## Instructions for the task
Collect all lines containing the word "Write" from the data.

(Plotting code records)
──────

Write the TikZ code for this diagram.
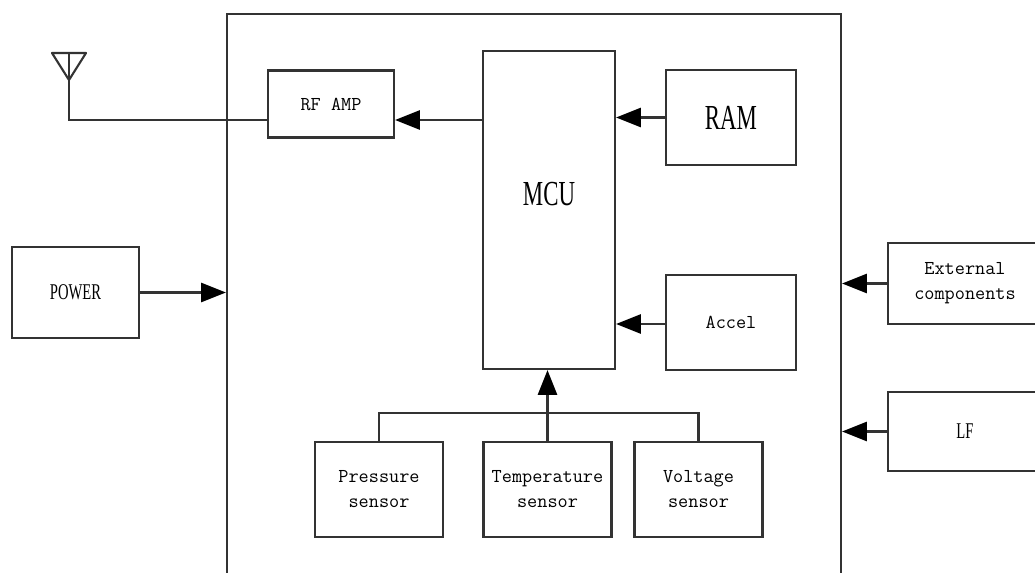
\documentclass[tikz,border=0pt]{standalone}
\usepackage{fontspec}
\newfontfamily\condserif[FakeStretch=0.65]{Liberation Serif}
\usetikzlibrary{arrows.meta}
\tikzset{Block/.style={draw=black!80,line width=1.5pt,fill=white,inner sep=0pt,
    align=center,font=\ttfamily\fontsize{14}{17.8}\selectfont},
  BigLabel/.style={font=\condserif\fontsize{25}{28}\selectfont},
  SmallLabel/.style={font=\condserif\fontsize{16}{18}\selectfont},
  Wire/.style={draw=black!80,line width=1.5pt},
  Arr/.style={Wire,-{Triangle[length=0.62cm,width=0.48cm,color=black]}}}

\begin{document}
\begin{tikzpicture}[x=0.025cm,y=-0.025cm]
        \clip (0,0) rectangle (1035,573);
        \fill[white] (0,0) rectangle (1035,573);
        \node[Block,minimum width=15.35cm,minimum height=15.15cm] (board) at (534,317) {};
        \node[Block,minimum width=3.15cm,minimum height=1.675cm] (rf) at (331,104) {RF AMP};
        \node[Block,minimum width=3.3cm,minimum height=7.95cm,
              label={[BigLabel,yshift=0.4cm]center:MCU}] (mcu) at (549,210) {};
        \node[Block,BigLabel,minimum width=3.25cm,minimum height=2.375cm] (ram) at (731,117.5) {RAM};
        \node[Block,minimum width=3.25cm,minimum height=2.375cm] (accel) at (731,322.5) {Accel};
        \node[Block,SmallLabel,minimum width=3.175cm,minimum height=2.275cm] (power) at (75.5,292.5) {POWER};
        \node[Block,minimum width=3.85cm,minimum height=2.025cm] (ext) at (965,283.5) {External\\components};
        \node[Block,SmallLabel,minimum width=3.85cm,minimum height=1.975cm] (lf) at (965,431.5) {LF};
        \node[Block,minimum width=3.2cm,minimum height=2.375cm] (pres) at (379,489.5) {Pressure\\sensor};
        \node[Block,minimum width=3.2cm,minimum height=2.375cm] (temp) at (547.5,489.5) {Temperature\\sensor};
        \node[Block,minimum width=3.2cm,minimum height=2.375cm] (volt) at (698.5,489.5) {Voltage\\sensor};
        % antenna
        \coordinate (ant) at (69,53);
        \draw[Wire,line join=round] (52,53) -- (86,53) -- (69,80) -- cycle;
        \draw[Wire] (ant) |- (rf.west |- 0,120);
        % arrows
        \draw[Arr] (mcu.west |- 0,120) -- (rf.east |- 0,120);
        \draw[Arr] (ram.west) -- (mcu.east |- ram);
        \draw[Arr] (accel.west |- 0,324) -- (mcu.east |- 0,324);
        \draw[Arr] (power.east) -- (board.west |- power);
        \draw[Arr] (ext.west) -- (board.east |- ext);
        \draw[Arr] (lf.west) -- (board.east |- lf);
        % sensor bus
        \coordinate (bus) at (547.5,413);
        \draw[Wire] (pres.north) |- (bus) -| (volt.north);
        \draw[Arr] (temp.north) -- (temp.north |- mcu.south);
\end{tikzpicture}
\end{document}
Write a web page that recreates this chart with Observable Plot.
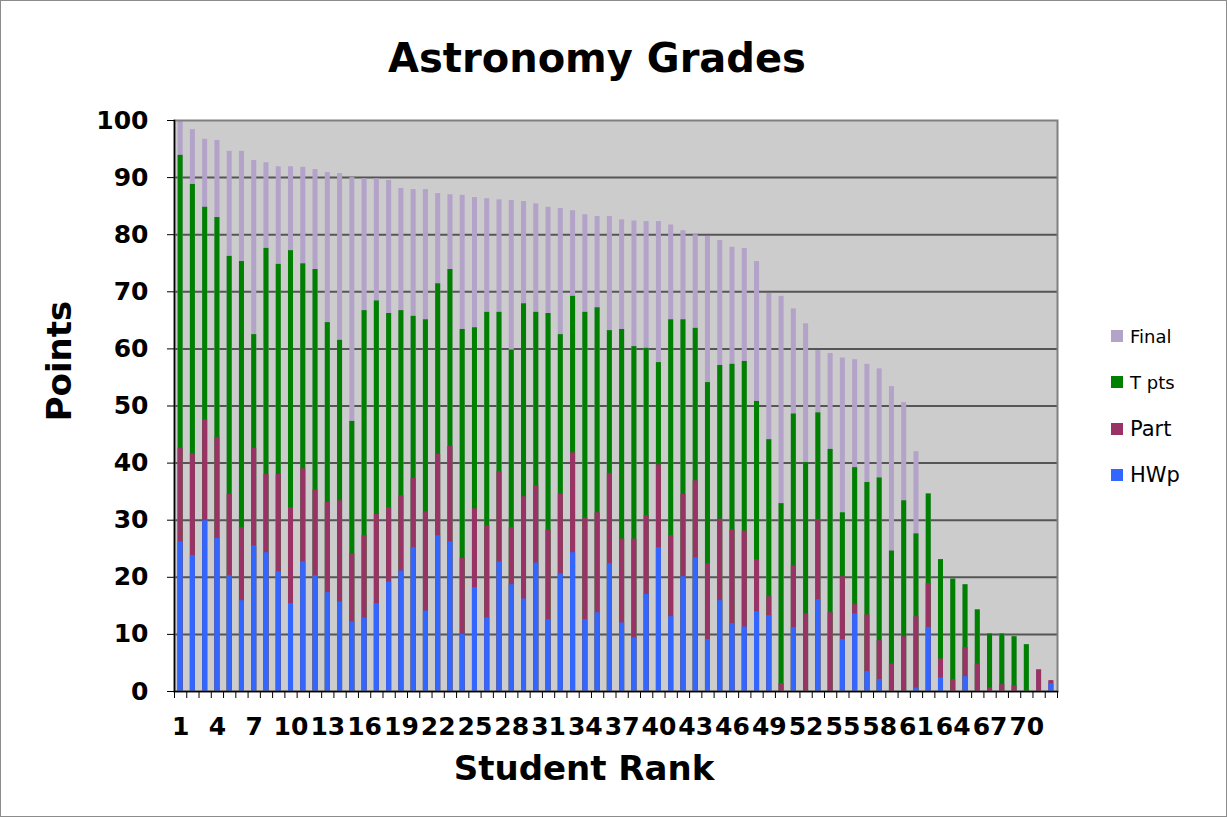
<!DOCTYPE html>
<html>
<head>
<meta charset="utf-8">
<script src="https://cdn.jsdelivr.net/npm/d3@7"></script>
<script src="https://cdn.jsdelivr.net/npm/@observablehq/plot@0.6"></script>
<style>
  body { margin: 0; background: #fff; }
  #wrap { position: relative; width: 1227px; height: 817px; overflow: hidden; background: #fff;
          font-family: "DejaVu Sans", Verdana, sans-serif; }
  #border { position: absolute; left: 0; top: 0; width: 1227px; height: 817px; box-sizing: border-box;
            border: 1px solid #8c8c8c; pointer-events: none; }
  #title { position: absolute; left: 0; top: 35px; width: 1194px; height: 46px; line-height: 46px;
           text-align: center; font-weight: bold; font-size: 40px; color: #000; }
  #chart { position: absolute; left: 0; top: 95px; }
  .item { position: absolute; left: 1111px; height: 30px; display: flex; align-items: center; color: #000; }
  .sw { width: 12px; height: 12px; margin-right: 7px; flex: none; }
</style>
</head>
<body>
<div id="wrap">
  <div id="title">Astronomy Grades</div>
  <div id="chart"></div>
  <div id="legend"></div>
  <div id="border"></div>
</div>
<script>
// ---- data ----
const students = [1,2,3,4,5,6,7,8,9,10,11,12,13,14,15,16,17,18,19,20,21,22,23,24,25,26,27,28,29,30,
  31,32,33,34,35,36,37,38,39,40,41,42,43,44,45,46,47,48,49,50,51,52,53,54,55,56,57,58,59,60,
  61,62,63,64,65,66,67,68,69,70,71,72];
const xTickLabels = [1,4,7,10,13,16,19,22,25,28,31,34,37,40,43,46,49,52,55,58,61,64,67,70];
const yTicks = [0,10,20,30,40,50,60,70,80,90,100];

const final = [100, 98.4, 96.7, 96.5, 94.6, 94.6, 93.0, 92.6, 91.9, 91.9,
  91.8, 91.4, 90.9, 90.7, 90.0, 89.8, 89.8, 89.5, 88.1, 87.9,
  87.9, 87.2, 87.0, 86.9, 86.5, 86.3, 86.1, 86.0, 85.8, 85.4,
  84.8, 84.6, 84.2, 83.5, 83.2, 83.2, 82.6, 82.4, 82.3, 82.3,
  81.7, 80.7, 80.0, 79.7, 79.0, 77.8, 77.6, 75.3, 69.7, 69.2,
  67.0, 64.4, 59.7, 59.2, 58.4, 58.1, 57.3, 56.5, 53.4, 50.6,
  42.0, 34.6, 23.1, 19.7, 18.7, 14.3, 10.1, 10.1, 9.6, 8.2, 3.8, 1.9];
const tpts = [93.9, 88.8, 84.8, 83.0, 76.2, 75.3, 62.5, 77.6, 74.8, 77.2,
  74.9, 73.9, 64.6, 61.5, 47.3, 66.7, 68.4, 66.2, 66.7, 65.7,
  65.1, 71.4, 73.9, 63.4, 63.7, 66.4, 66.4, 59.8, 67.9, 66.4,
  66.2, 62.5, 69.2, 66.4, 67.2, 63.2, 63.4, 60.4, 60.1, 57.6,
  65.1, 65.1, 63.6, 54.1, 57.1, 57.3, 57.8, 50.8, 44.1, 32.9,
  48.6, 40.1, 48.8, 42.4, 31.3, 39.2, 36.6, 37.4, 24.6, 33.4,
  27.6, 34.6, 23.1, 19.7, 18.7, 14.3, 10.1, 10.1, 9.6, 8.2, 0, 0];
const part = [42.6, 41.6, 47.6, 44.5, 34.5, 28.7, 42.6, 38.0, 38.0, 32.2,
  39.0, 35.3, 33.1, 33.4, 24.1, 27.3, 31.0, 32.2, 34.3, 37.3,
  31.5, 41.5, 42.9, 23.3, 32.0, 29.0, 38.5, 28.7, 34.1, 36.0,
  28.3, 34.6, 41.8, 30.4, 31.3, 38.2, 26.7, 26.7, 30.8, 39.7,
  27.3, 34.5, 36.9, 22.4, 30.2, 28.3, 28.1, 23.1, 16.6, 1.4,
  22.0, 13.6, 30.1, 13.8, 20.1, 15.2, 13.4, 8.9, 4.8, 9.6,
  13.1, 18.9, 5.7, 2.1, 7.7, 4.8, 0.6, 1.2, 1.0, 0, 3.8, 1.9];
const hwp = [26.2, 23.8, 29.9, 26.8, 20.3, 15.9, 25.5, 24.3, 21.0, 15.4,
  22.7, 20.3, 17.3, 15.7, 12.2, 12.9, 15.4, 19.2, 21.1, 25.2,
  14.1, 27.3, 26.2, 10.0, 18.2, 12.9, 22.7, 18.7, 16.2, 22.5,
  12.6, 20.6, 24.3, 12.6, 13.8, 22.4, 12.0, 9.4, 17.0, 25.2,
  13.1, 20.1, 23.4, 9.1, 15.9, 11.9, 11.3, 14.0, 13.3, 0,
  11.2, 0, 16.1, 0, 9.1, 13.6, 3.5, 2.1, 0, 0,
  0.6, 11.2, 2.4, 0, 2.6, 0, 0, 0, 0, 0, 0, 1.4];

const seriesNames = ["Final", "T pts", "Part", "HWp"];
const seriesColors = ["#b4a3c9", "#008000", "#993366", "#3366ff"];
const legendFontSizes = [18, 18, 21, 21];
const legendCenters = [336, 382, 429, 475];

// ---- table for the library ----
const seriesValues = [final, tpts, part, hwp];
const data = students.map((s, i) => {
  const row = {student: s};
  seriesNames.forEach((n, k) => row[n] = seriesValues[k][i]);
  return row;
});

// ---- chart ----
const W = 1227, H = 722, mL = 174, mR = 170, mT = 25, mB = 126;
const step = (W - mL - mR) / students.length;
const font = '"DejaVu Sans", Verdana, sans-serif';

const chart = Plot.plot({
  width: W, height: H,
  marginTop: mT, marginBottom: mB, marginLeft: mL, marginRight: mR,
  style: {fontFamily: font, background: "white", overflow: "visible"},
  x: {type: "band", domain: students, paddingInner: 0.59, paddingOuter: 0.295, round: false},
  y: {domain: [0, 100]},
  marks: [
    Plot.frame({fill: "#cccccc", stroke: "none"}),
    Plot.gridY(yTicks.filter(d => d > 0 && d < 100), {stroke: "#555555", strokeOpacity: 1, strokeWidth: 2}),
    ...seriesNames.map((n, k) => Plot.barY(data, {x: "student", y: n, fill: seriesColors[k]})),
    Plot.frame({stroke: "#808080", strokeWidth: 2}),
    Plot.frame({anchor: "left", stroke: "#000", strokeWidth: 1.5}),
    Plot.frame({anchor: "bottom", stroke: "#000", strokeWidth: 1.5}),
    Plot.axisY({ticks: yTicks, tickSize: 7, tickPadding: 19, fontSize: 25, fontWeight: "bold", label: null}),
    Plot.axisX({ticks: students, tickSize: 7, dx: -step / 2, fill: "none", label: null}),
    Plot.axisX({ticks: [students[students.length - 1]], tickSize: 7, dx: step / 2, fill: "none", label: null}),
    Plot.axisX({ticks: xTickLabels, tickSize: 0, tickPadding: 26, fontSize: 25, fontWeight: "bold", label: null}),
    Plot.text(["Points"], {text: d => d, frameAnchor: "left", dx: -114, dy: -45, rotate: -90,
      fontSize: 34, fontWeight: "bold", textAnchor: "middle", lineAnchor: "middle", fill: "#000"}),
    Plot.text(["Student Rank"], {text: d => d, frameAnchor: "bottom", dx: -32, dy: 64,
      fontSize: 34, fontWeight: "bold", textAnchor: "middle", lineAnchor: "top", fill: "#000"})
  ]
});
document.getElementById("chart").appendChild(chart);

// ---- legend ----
const legend = document.getElementById("legend");
seriesNames.forEach((n, k) => {
  const item = document.createElement("div");
  item.className = "item";
  item.style.top = (legendCenters[k] - 15) + "px";
  item.style.fontSize = legendFontSizes[k] + "px";
  const sw = document.createElement("span");
  sw.className = "sw";
  sw.style.background = seriesColors[k];
  const tx = document.createElement("span");
  tx.textContent = n;
  item.appendChild(sw);
  item.appendChild(tx);
  legend.appendChild(item);
});
</script>
</body>
</html>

──────

## In response
Write the TikZ code for this diagram.
Write a web page that recreates this chart with Observable Plot.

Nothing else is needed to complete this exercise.